Second,  check the hoses that go to the regulator.  From time to time these hoses can get stiff and crack and when they do you may be leaking enough gas that it won’t make it to the regulator.  You’ll need to replace these before you go any further.

Third, have the regular checked by a professional.  If the leak is to strong shut the tank off immediately and remove the regulator from the tank.  Sometimes these regulators can be fixed and in some case, you might be better off just getting a new regulator.  I’ll be honest regulators aren’t cheap but if they cost too much to fix you’ll be better off just getting a new one and saving yourself all the hassle.


Related Questions

#1 What type of welding gas should you use?  For mild steel, you’ll want to use a mixture of Argon, CO2, and Oxygen.  For stainless steel, you’ll want to use a stainless trimix using Helium, Argon, and Carbon Dioxide. Finally, for aluminum, you’ll want to use Argon or a mix of Argon and helium.

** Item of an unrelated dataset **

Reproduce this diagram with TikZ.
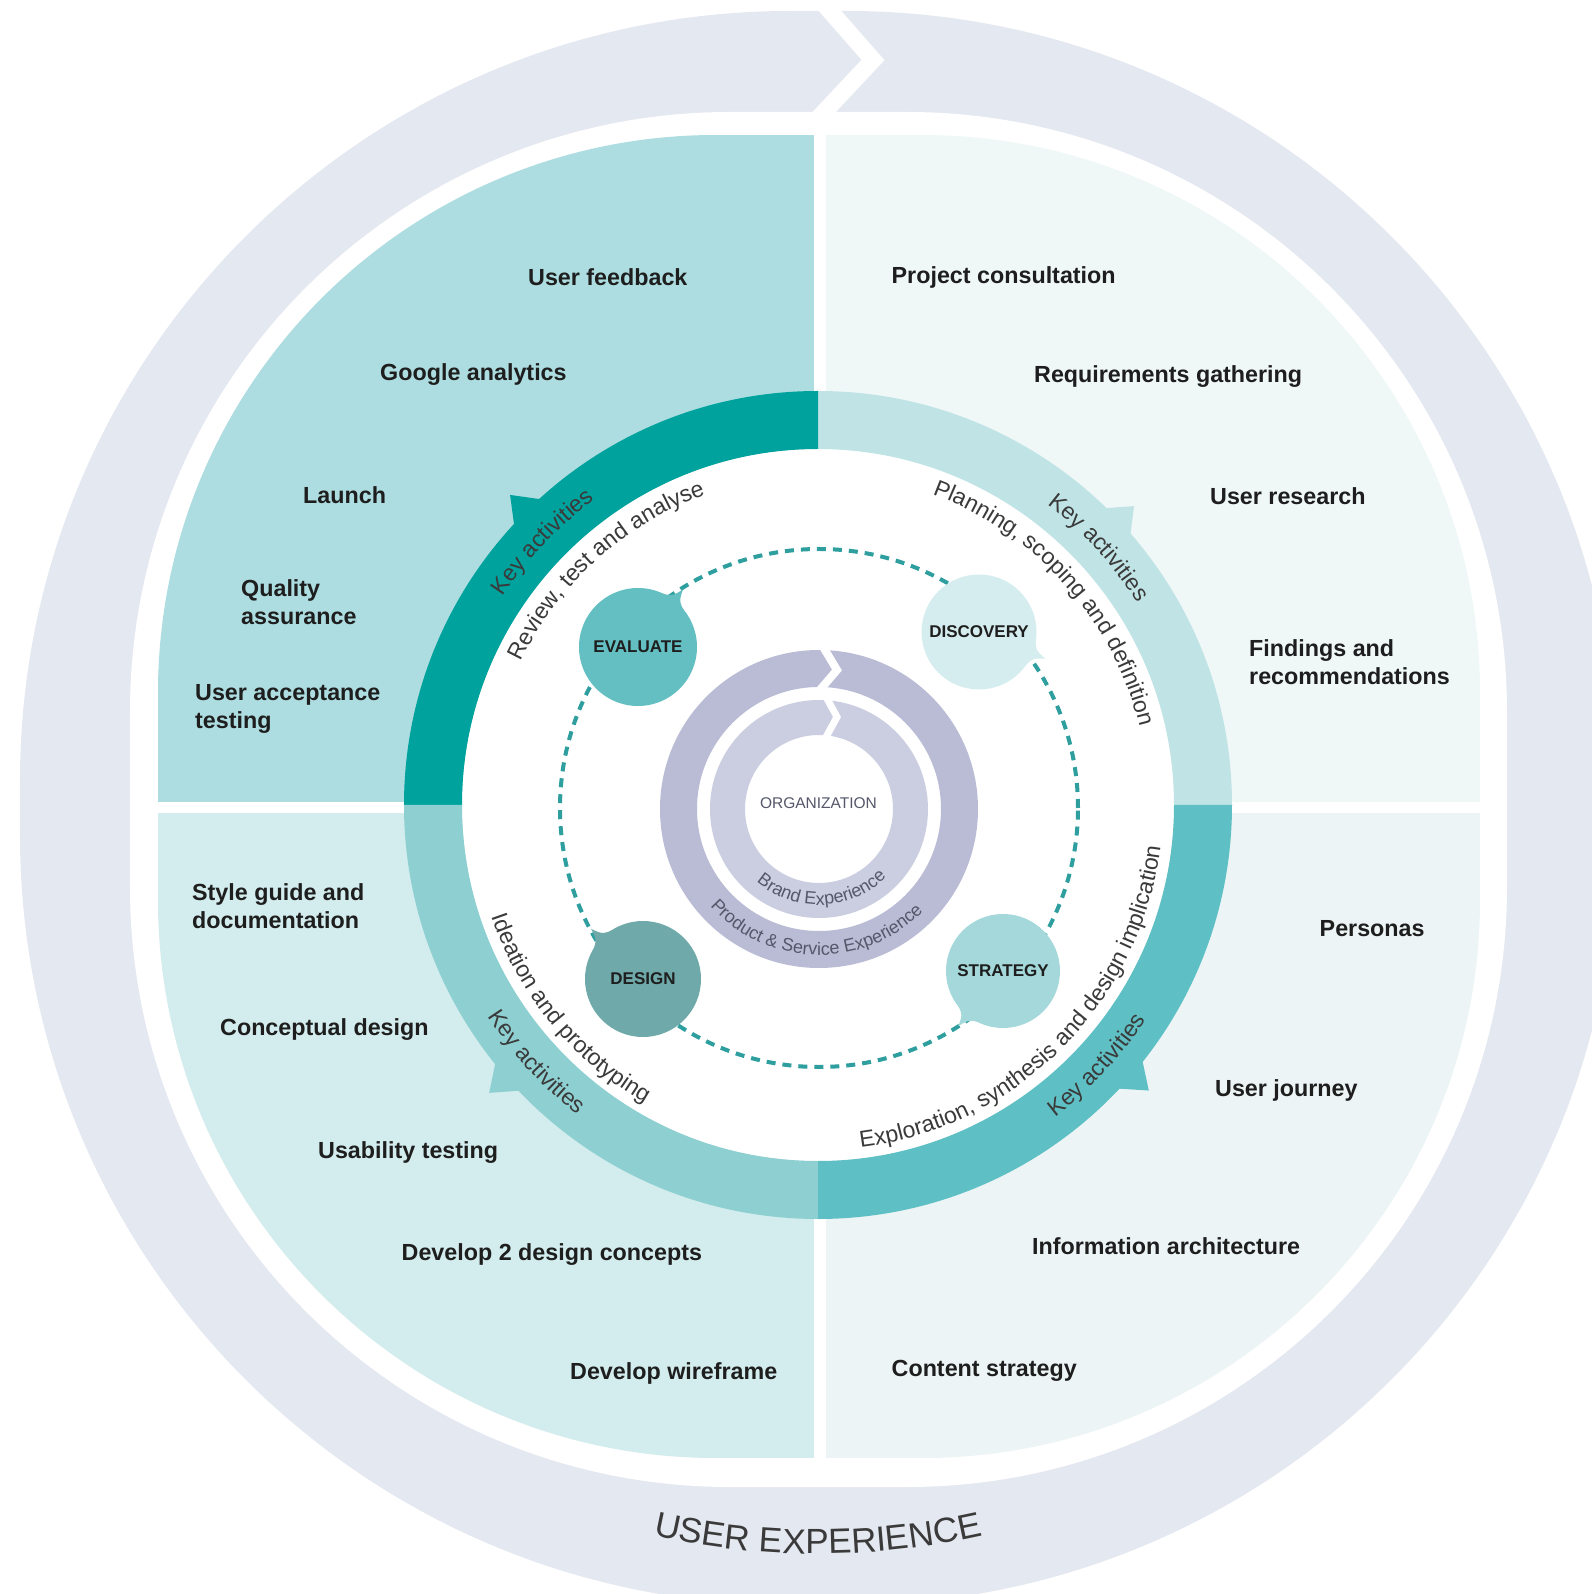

#2 What is the correct gas pressure for MIG welding?  You’ll want to be between 25 and 30 cubic foot hours on your regulator.  To do this hold the trigger on your welding gun and adjust your setting until you have it set correctly.

#3 Do you need to use gas?  If you don’t like the idea of changing tanks on your welder you may want to consider using flux core wire.  This is a special welding wire that is coated with flux and when it burns acts like a shielding gas.

Changing tanks on your welder can be a fairly simple and safe process as long as you follow the steps I’ve shared in this article.  So, what have you learned about changing tanks on your welder?